I posted on the Oak Ridge backyard chickens page on Facebook, and might as well repeat it here:
I voted for backyard chickens while I was on City Council.
I see this as one of several examples of new ideas that Oak Ridge needs to embrace in order to meet the needs and expectations of new generations of residents.
Before the early 1990s, I had never heard of greenways, but then I listened to people who supported greenways and got enthusiastically involved in developing Oak Ridge’s original greenways master plan — and I’m pleased with the continuing expansion of our greenways system.
Before about 10 years ago, I had never heard of dog parks (although I now realize I had experience as a dog owner with areas that could have been considered unofficial dog parks), but now it’s important for every community to have dog parks — and fortunately we finally have a good one here.
I guess I first heard about backyard chickens about 7 years ago (and was surprised by the idea at first). I see this as another new idea that Oak Ridge needs to embrace if we want to keep up with the times.
– Click on the “chickens” tag to see my past comments on this topic.
No, I don’t believe that everyone in Oak Ridge wants to keep chickens, but Peggy Hanrahan’s Realty Center seems to be open to the idea — their business sign is advertising a free chicken coop with every house sold…
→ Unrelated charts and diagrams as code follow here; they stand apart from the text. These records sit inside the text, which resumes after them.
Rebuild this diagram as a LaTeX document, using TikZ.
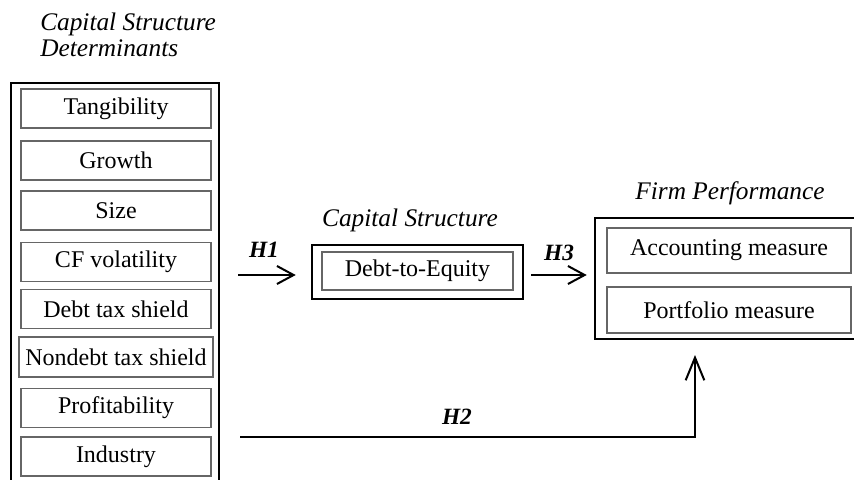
\documentclass[tikz,border=0pt]{standalone}
\usepackage{fontspec}
\setmainfont{Liberation Serif}
\usetikzlibrary{arrows.meta}
\tikzset{
  frame/.style={draw=black, line width=1.9pt, inner sep=0pt},
  itembox/.style={draw=black!60, line width=1.1pt, inner sep=0pt,
    minimum width=142.5pt, minimum height=29.25pt,
    font=\fontsize{18}{20}\selectfont},
  measbox/.style={draw=black!60, line width=1.1pt, inner sep=0pt,
    minimum width=183pt, minimum height=34pt,
    font=\fontsize{18}{20}\selectfont},
  grouplabel/.style={font=\fontsize{19}{19.5}\selectfont\itshape, inner sep=0pt},
  hlabel/.style={font=\fontsize{17.5}{19}\selectfont\bfseries\itshape, inner sep=0pt},
  arr/.style={line width=1.5pt, -{Straight Barb[length=12.5pt,width=13.5pt]}},
  arrlong/.style={line width=1.5pt, -{Straight Barb[length=17pt,width=14pt]}},
}
\begin{document}
\begin{tikzpicture}[x=0.75pt,y=-0.75pt]
\useasboundingbox (0,0) rectangle (854,479);
\clip (0,0) rectangle (854,479);
% titles
\node[grouplabel, anchor=west, align=left] (detlabel) at (40,35) {Capital Structure\\Determinants};
\node[grouplabel] (cslabel) at (410,220) {Capital Structure};
\node[grouplabel] (fplabel) at (730,193) {Firm Performance};
% left frame
\node[frame, minimum width=156pt, minimum height=305.25pt] (detframe) at (115,286.5) {};
\node[itembox] (tang) at (116,108.5) {Tangibility};
\node[itembox] (growth) at (116,160.5) {Growth};
\node[itembox] (size) at (116,210.5) {Size};
\node[itembox] (cfvol) at (116,262) {CF volatility};
\node[itembox] (dts) at (116,309) {Debt tax shield};
\node[itembox, minimum width=145.5pt, minimum height=30pt] (ndts) at (116,357) {Nondebt tax shield};
\node[itembox] (prof) at (116,408) {Profitability};
\node[itembox] (ind) at (116,456.5) {Industry};
% middle
\node[frame, minimum width=158.25pt, minimum height=40.5pt] (csframe) at (417.5,272) {};
\node[itembox, minimum width=143.25pt, minimum height=28.5pt] (dte) at (417.5,271) {Debt-to-Equity};
% right
\node[frame, minimum width=200.25pt, minimum height=90.75pt] (fpframe) at (728.5,278.5) {};
\node[measbox] (acc) at (729,250.5) {Accounting measure};
\node[measbox, minimum height=34.5pt] (port) at (729,310) {Portfolio measure};
% arrows
\coordinate (h1s) at (238,275);
\coordinate (h2s) at (240,437);
\coordinate (h2end) at (695,355);
\draw[arr, shorten >=11.25pt] (h1s) -- (h1s -| csframe.west);
\draw[arr, shorten <=5.25pt, shorten >=5.25pt] (csframe.east |- h1s) -- (fpframe.west |- h1s);
\draw[arrlong, line join=miter] (h2s) -| (h2end);
\node[hlabel] (h1) at (264,250) {H1};
\node[hlabel] (h3) at (559,253) {H3};
\node[hlabel] (h2) at (457,417) {H2};
\end{tikzpicture}
\end{document}
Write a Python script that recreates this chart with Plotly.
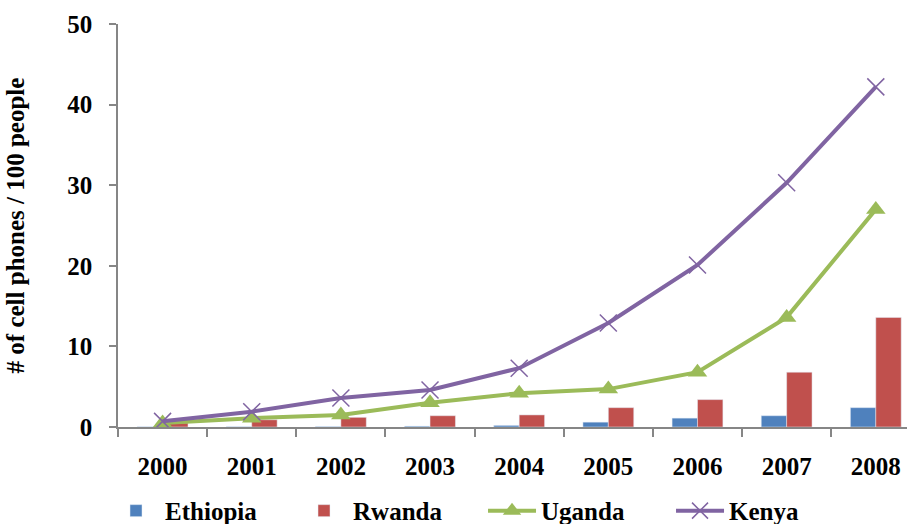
import plotly.graph_objects as go

# Mobile phone subscriptions per 100 people, East Africa
years = ["2000", "2001", "2002", "2003", "2004", "2005", "2006", "2007", "2008"]
ethiopia = [0.03, 0.04, 0.06, 0.1, 0.2, 0.6, 1.1, 1.4, 2.4]
rwanda = [0.5, 0.9, 1.2, 1.4, 1.5, 2.4, 3.4, 6.8, 13.6]
uganda = [0.5, 1.1, 1.5, 3.0, 4.2, 4.7, 6.8, 13.6, 27.0]
kenya = [0.7, 1.9, 3.6, 4.6, 7.3, 12.9, 20.1, 30.3, 42.2]
y_ticks = [0, 10, 20, 30, 40, 50]

FONT = "serif"
AXIS_GREY = "#868686"


def serif(size=25):
    return dict(family=FONT, size=size, color="black", weight="bold")


fig = go.Figure()
fig.add_trace(go.Bar(x=years, y=ethiopia, name="Ethiopia", marker_color="#4F81BD"))
fig.add_trace(go.Bar(x=years, y=rwanda, name="Rwanda", marker_color="#C0504D"))
fig.add_trace(go.Scatter(
    x=years, y=uganda, name="Uganda", mode="lines+markers",
    line=dict(color="#9BBB59", width=4),
    marker=dict(symbol="triangle-up", size=17, color="#9BBB59"),
))
fig.add_trace(go.Scatter(
    x=years, y=kenya, name="Kenya", mode="lines+markers",
    line=dict(color="#8064A2", width=4),
    marker=dict(symbol="x-thin-open", size=17, color="#8064A2",
                line=dict(color="#8064A2", width=1.5)),
))

fig.update_layout(
    width=907, height=524,
    margin=dict(l=118, r=0, t=24, b=97, autoexpand=False),
    paper_bgcolor="white", plot_bgcolor="white",
    barmode="group", bargap=0.43, bargroupgap=0,
    font=serif(),
    showlegend=True,
    legend=dict(
        orientation="h",
        xref="container", x=0.118, xanchor="left",
        yref="container", y=0.025, yanchor="middle",
        font=serif(25),
        itemwidth=48, entrywidth=125, entrywidthmode="pixels",
        traceorder="normal", bgcolor="rgba(0,0,0,0)",
    ),
)
fig.update_xaxes(
    type="category", range=[-0.5, 8.35],
    showline=True, linecolor=AXIS_GREY, linewidth=2,
    ticks="outside", tickson="boundaries", ticklen=8, tickcolor=AXIS_GREY, tickwidth=2,
    tickfont=serif(),
    ticklabelstandoff=16,
    showgrid=False, zeroline=False,
)
fig.update_yaxes(
    range=[0, 50], tickvals=y_ticks,
    showline=True, linecolor=AXIS_GREY, linewidth=1.5,
    ticks="outside", ticklen=7, tickcolor=AXIS_GREY, tickwidth=1.5,
    tickfont=serif(),
    ticklabelstandoff=12,
    showgrid=False, zeroline=False,
    title=dict(text="# of cell phones / 100 people", standoff=36, font=serif()),
)

fig.write_html("out.html")
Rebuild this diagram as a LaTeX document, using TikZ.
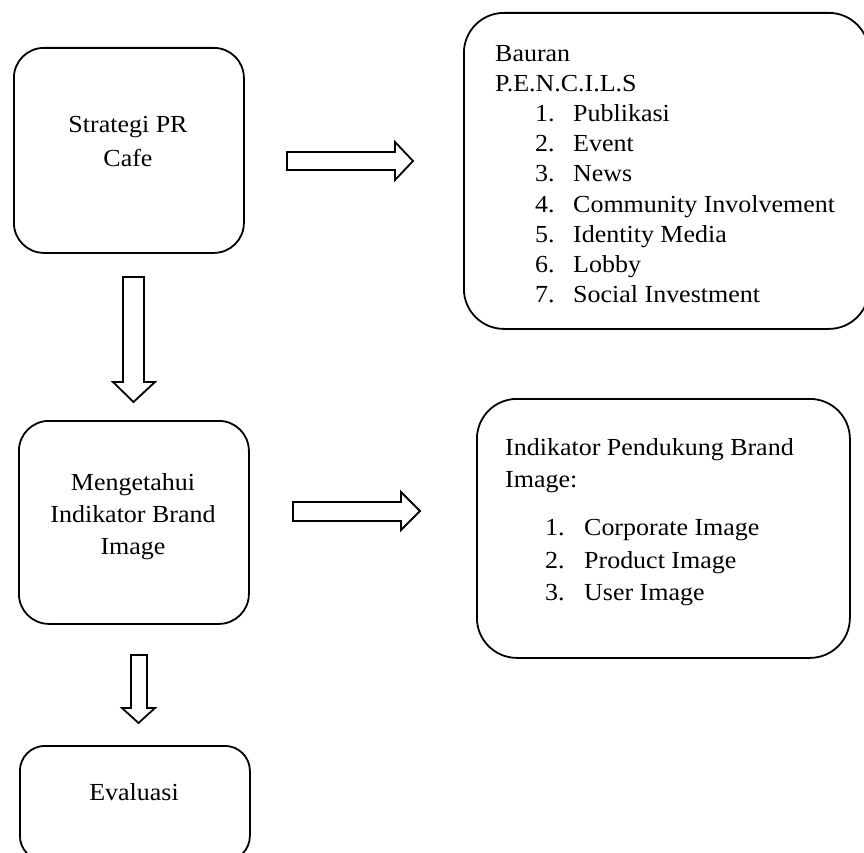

This is in keeping with the goals of the Oak Ridgers who would like to keep backyard chickens — they are thinking in terms of pets that lay eggs, not full-scale poultry farming. Not everyone would want backyard chickens, but not everyone wants a pet dog, either. If Oak Ridge doesn’t make it explicitly legal to keep chickens — under certain rules designed to protect the neighborhood, I have a hunch that people will keep them anyway, but without rules.
Following up to my earlier post on chickens… Today’s Oak Ridger reports that the 5 Planning Commission members who attended last week’s work session were negative about the idea of allowing chickens in residential neighborhoods. I wasn’t able to attend the meeting and I haven’t yet seen what staff presented to them. However, I do know that there was no advance publicity of the meeting’s topic (unless you count this blog) so there may have been no interested citizens at the meeting, and it’s apparent from the article that staff presented the idea in negative terms (saying it was supported by only a “handful of people” and raising concerns about the workload for enforcement and licensing and permitting).
If chickens are going to come to Oak Ridge to roost or lay eggs, people with interest and knowledge of chicken-rearing are going to have to sit down for a two-way discussion with the planning commissioners and staff. The newspaper says the topic will be addressed by the full Planning Commission at its February 25th meeting (5:30 pm in the City courtroom); based on what I know of the subject and what I read in the newspaper reports, I think it’s premature for the Commission to take any final action on this.
Follow-up (written on Wednesday): Community Development staff provided me with a copy of the written material provided to the committee; it included copies of the text of a couple of e-mails I had received from citizens. Staff say that there were several interested citizens at the meeting. It appears that discussion at the meeting dealt mainly with broad concepts.
Chickens were the main topic in the waning minutes of Monday evening’s City Council meeting. There’s been public interest in allowing backyard poultry-keeping (mostly for eggs — and in support of sustainability, the locavore lifestyle, and connecting kids with “nature”). Oak Ridge’s zoning ordinance doesn’t allow “livestock” (including fowl) except in the RG-1 zone, so poultry-keeping is illegal unless we change the ordinance. The Planning Commission is taking up the issue — and Charlie Hensley says it’s on their policy work session agenda for this Thursday, February 11 (5:30 pm in the Municipal Building Training Room).
Urban chickens (and other fowl) are “in” these days, and many jurisdictions have been changing their zoning laws to allow them (for example, here’s a news story from last year on Durham, North Carolina, legalizing backyard chickens).
Most prospective chicken-keepers suggest that the ordinance should allow no more than 4 to 6 chickens per household — and almost everyone seems to agree on no roosters (many people enjoy hearing “cock-a-doodle-doo,” but there are many more who don’t). One poultry proponent said in an e-mail that “What matters is … that the conditions are sanitary and that it does not stink, and it is not an eyesore.” The Planning Commission will also have to think about whether an ordinance would need to include specifications on things like setbacks from property lines, and whether the city can and should enact requirements on how these birds are housed. The Planning Commission can make a recommendation to City Council, and any change in the ordinance would require City Council action.
I expect that people interested in keeping chickens (or turkeys, ducks, guinea fowl, geese, pheasants, or quail) will be at Thursday’s meeting — and will be communicating their views to Community Development directory Kathryn Baldwin, Planning Commission members, and City Council. To help in reaching good decisions, we also need to hear the concerns of people who don’t like the idea — and I expect that we’ll hear from them, too. As issues go, this one should be an amusing one to discuss — already I’m hearing good stories about people’s personal experiences with fowl.